Adding coercion is immoral. I don't give a rodent's behind if you think Fred benefits from something; the deals in which he gets stuff and loses stuff are his to make, not yours. You have no right to force him to pay for something he did not agree to pay for, any more than my buddy can send me a bill for the circus peanuts he gave as a gift. (And if he tried, he wouldn't be my buddy.) Fred's benefit is irrelevant. However, Fred cannot use other people's stuff without their permission. If he has permission, it doesn't matter whether he had to pay for that permission or not.
But we neeeeeeeeed roads! So let's starting robbing everyone. A road is not a right. In fact, nothing is a right if someone else has to make it for you. Luckily, when the control freaks stay out of the way, self-interest does a marvelous job of making the customers rich. This is something that most people are pitifully clueless about. The big meany evil corporations do not rob their customers; they make them
rich. When Fred is in a store, he is still thinking "What do I lose?" and "What do I get?" Without coercion (like the state uses), the business has to make sure Fred gets something he wants. This is true
even if Fred isn't paying for that particular thing (like heating in the store).

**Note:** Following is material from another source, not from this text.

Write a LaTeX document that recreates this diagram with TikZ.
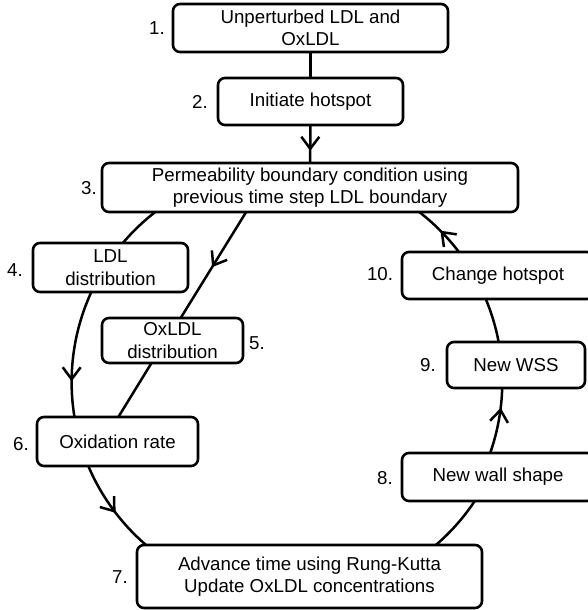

I have stuff, and produce stuff, and people want it. That, plus an understanding of economics, puts me in real good shape when it comes to stuff I want. I like roads. They are easier to drive on than rocks and trees. Without the state, someone will make them for me. How can I be so sure? I can be sure for the same reason I can be sure that I can walk across the street and get lunch tomorrow, without any politician forcing anyone to make it for me.
As a side note, lots of people like roads. Examining the conclusion of the statists' predicted crisis regarding roads is very telling. The control-freaks must really and truly believe that without the state, hundreds of millions of people would be sitting in their houses, wishing they could get places . . .and no one would take the opportunity to make lots of money fulfilling that desire. If someone will go to the effort to make it so that I can buy a hunk of pepperoni, then someone will damn well make sure I can get there to buy it.
I could guess at who will build the roads, even without a toll system where the users pay directly. I might guess oil companies; I might guess supermarkets; I might guess tire companies, car companies, restaurants, etc. But it is slightly pointless for me to guess, and only eggs the collectivists on for their desire to have everything pre-ordained by threat of force.
What I do know is that adding coercion to the problem reduces all the factors that make it likely the job will be done well (as well as being friggin evil). Consider Fred's decision about getting his lawn mowed, if he was the state. "What do I lose? Whatever I choose to give. What do I gain? Whatever I choose to take." And if the boy was the state, the same thing applies. Coercion reduces the incentive to give the other guy a deal he wants (since you don't need his agreement any more). This is so obvious, and so basic, and yet so foreign to most people. Gack.